Groceries and Everyday Household Supplies

Filling up their pantry with expensive snacks is a sweet gesture that often goes unappreciated. Adults need to know how to tackle the grocery aisles and clip coupons on their own. A 2025 Pew Research Center report showed that 18% of adults ages 25 to 34 are currently living in a parent’s home to offset costs.
If they live independently, you should absolutely stop buying their toilet paper and laundry detergent. Covering these necessities gives them an unrealistic view of how much independent living costs. They need to feel the pinch of grocery inflation just like every other household.
Credit Card Bills and Shopping Sprees

Bailing a young adult out of credit card debt teaches them a terrible lesson about consequences. They will never learn to curb impulsive spending if they know you will zero out their balance. Paying off their shopping sprees rewards reckless behavior and penalizes your own savings.
Let them deal with the sting of interest rates and late fees for a little while. Experiencing the stress of consumer debt is a highly effective way to build better financial habits. They must understand that plastic money comes with very real, long-lasting financial strings attached.
Car Insurance and Vehicle Maintenance

Keeping an adult child on your auto insurance policy might save them money, but it puts your assets at risk. According to 2026 Bankrate data, the average annual full coverage rate for a 25-year-old male is $3,408. That is a massive expense that belongs squarely on their shoulders at this stage in life.
They also need to be entirely responsible for their own oil changes, tire rotations, and unexpected repairs. Owning a car means being fully accountable for all the peripheral costs that come with it. Removing them from your policy gives them the push they need to become responsible drivers.
Gym Memberships and Fitness Classes

Health and wellness are important, but they are also discretionary expenses that adults must budget for themselves. If they want to take fancy spin classes, they can easily find a way to pay the monthly fee. Many community centers and budget gyms offer affordable alternatives for young professionals trying to stay fit.
You should never feel guilty about canceling a boutique fitness membership that you currently sponsor. They can always take up running or home workouts if a premium gym is too expensive.
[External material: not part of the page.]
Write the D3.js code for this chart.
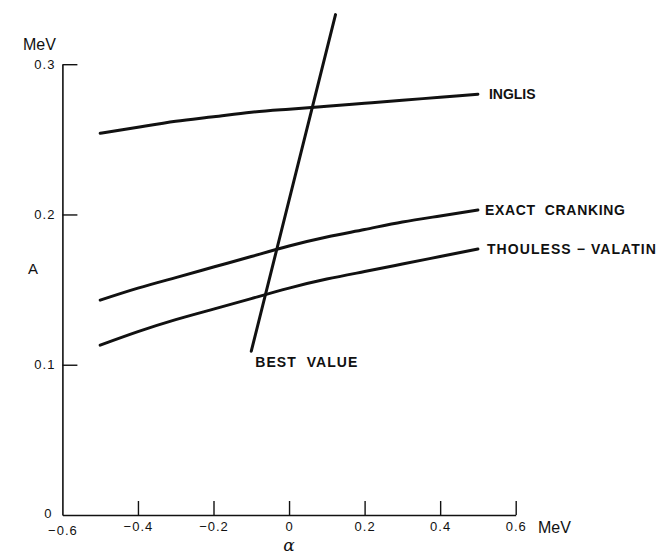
<!DOCTYPE html>
<html>
<head>
<meta charset="utf-8">
<script src="https://cdn.jsdelivr.net/npm/d3@7"></script>
<style>
  html, body { margin: 0; padding: 0; background: #fff; }
  svg { display: block; }
  .tick text { font-family: "Liberation Sans", Arial, sans-serif; font-size: 13px; letter-spacing: 1px; fill: #111; }
  .lbl { font-family: "Liberation Sans", Arial, sans-serif; font-weight: bold; font-size: 14px; fill: #111; }
</style>
</head>
<body>
<script>
// Pairing-strength parameter A versus alpha, for three approximations
const alpha = [-0.5, -0.4, -0.3, -0.2, -0.1, 0.0, 0.1, 0.2, 0.3, 0.4, 0.5];
const inglis = [0.254, 0.258, 0.262, 0.265, 0.268, 0.270, 0.272, 0.274, 0.276, 0.278, 0.280];
const exactCranking = [0.143, 0.151, 0.158, 0.165, 0.172, 0.179, 0.185, 0.190, 0.195, 0.199, 0.203];
const thoulessValatin = [0.113, 0.122, 0.130, 0.137, 0.144, 0.151, 0.157, 0.162, 0.167, 0.172, 0.177];

// "Best value" straight line
const bestAlpha = [-0.10, 0.123];
const bestA = [0.109, 0.333];

const xTicks = [-0.6, -0.4, -0.2, 0, 0.2, 0.4, 0.6];
const xTickLabels = ["\u22120.6", "\u22120.4", "\u22120.2", "0", "0.2", "0.4", "0.6"];
const yTicks = [0, 0.1, 0.2, 0.3];
const yTickLabels = ["0", "0.1", "0.2", "0.3"];

const W = 658, H = 556;
const svg = d3.select("body").append("svg").attr("width", W).attr("height", H);

const x = d3.scaleLinear().domain([-0.6, 0.6]).range([62.4, 515.7]);
const y = d3.scaleLinear().domain([0, 0.3]).range([515, 64.2]);

// Axes with inward ticks
const xAxis = d3.axisBottom(x).tickValues(xTicks)
  .tickFormat((d, i) => xTickLabels[i]).tickSizeInner(-14).tickSizeOuter(0).tickPadding(7);
const yAxis = d3.axisLeft(y).tickValues(yTicks)
  .tickFormat((d, i) => yTickLabels[i]).tickSizeInner(-15).tickSizeOuter(0).tickPadding(7);

const gx = svg.append("g").attr("transform", `translate(0,${y(0)})`).call(xAxis);
const gy = svg.append("g").attr("transform", `translate(${x(-0.6)},0)`).call(yAxis);
[gx, gy].forEach(g => {
  g.select(".domain").attr("stroke", "#111").attr("stroke-width", 1.6);
  g.selectAll(".tick line").attr("stroke", "#111").attr("stroke-width", 1.4);
});
// the corner ticks coincide with the axis lines
gx.selectAll(".tick").filter(d => d === -0.6).select("line").remove();
gy.selectAll(".tick").filter(d => d === 0).select("line").remove();
// y zero label sits a little lower-left of the corner
gy.selectAll(".tick").filter(d => d === 0).select("text").attr("x", -10).attr("dy", "0.2em");
gx.selectAll(".tick").filter(d => d === -0.6).select("text").attr("dy", "1.0em");

// Curves
const line = d3.line().x(d => x(d[0])).y(d => y(d[1])).curve(d3.curveNatural);
const series = [inglis, exactCranking, thoulessValatin];
series.forEach(vals => {
  svg.append("path")
    .datum(alpha.map((a, i) => [a, vals[i]]))
    .attr("d", line)
    .attr("fill", "none").attr("stroke", "#111")
    .attr("stroke-width", 3).attr("stroke-linecap", "round");
});
svg.append("path")
  .datum(bestAlpha.map((a, i) => [a, bestA[i]]))
  .attr("d", d3.line().x(d => x(d[0])).y(d => y(d[1])))
  .attr("fill", "none").attr("stroke", "#111")
  .attr("stroke-width", 3).attr("stroke-linecap", "round");

// Curve labels
const last = alpha.length - 1;
const labels = [
  { t: "INGLIS", xv: alpha[last], yv: inglis[last], dx: 11, len: null },
  { t: "EXACT  CRANKING", xv: alpha[last], yv: exactCranking[last], dx: 7, len: 140 },
  { t: "THOULESS \u2212 VALATIN", xv: alpha[last], yv: thoulessValatin[last], dx: 9, len: 169 },
  { t: "BEST  VALUE", xv: bestAlpha[0], yv: bestA[0], dx: 4, dy: 11, len: 102 }
];
labels.forEach(l => {
  const t = svg.append("text").attr("class", "lbl")
    .attr("x", x(l.xv) + l.dx)
    .attr("y", y(l.yv) + (l.dy || 0))
    .attr("dy", "0.36em")
    .attr("xml:space", "preserve")
    .style("white-space", "pre")
    .text(l.t);
  if (l.len) t.attr("textLength", l.len).attr("lengthAdjust", "spacing");
});

// Axis titles
const titleFont = '"Liberation Sans", Arial, sans-serif';
svg.append("text").attr("x", 538).attr("y", 533).attr("font-family", titleFont)
  .attr("font-size", 16).attr("fill", "#111").text("MeV");
svg.append("text").attr("x", 23).attr("y", 50).attr("font-family", titleFont)
  .attr("font-size", 16).attr("fill", "#111").text("MeV");
svg.append("text").attr("x", 33).attr("y", 274).attr("text-anchor", "middle").attr("font-family", titleFont)
  .attr("font-size", 15).attr("fill", "#111").text("A");
svg.append("text").attr("x", x(0)).attr("y", 551).attr("text-anchor", "middle")
  .attr("font-family", '"DejaVu Serif", serif').attr("font-style", "italic")
  .attr("font-size", 17).attr("fill", "#111").text("\u03b1");
</script>
</body>
</html>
Taking ownership of their physical health includes taking ownership of the costs involved.
Cell Phone Bills and Payment Plans

The family phone plan is often the very last financial tie to be severed between parents and children. A 2024 Pew Research Center survey noted that 25% of young adults receiving financial help use it specifically for cellphone bills or subscriptions. Splitting off from the family plan is a symbolic and highly necessary step into adulthood.
They use their devices for work, socializing, and entertainment, so they should cover the data charges. Phone carriers offer plenty of individual plans designed for young adults on a tight budget. Dropping them from your cellular account officially marks the end of their childhood dependency.
Student Loan Payments

Many parents co-sign educational loans with the best intentions, only to end up making the monthly payments themselves. Your child earned the degree, so they need to figure out how to pay off the debt. Refinancing or setting up an income-driven repayment plan is completely within their capability.
Taking over their student loans might seem helpful, but it robs them of a major financial accomplishment. You need to focus on securing your own retirement instead of paying for their past education. Firmly returning the payment book to them establishes a clear boundary of financial independence.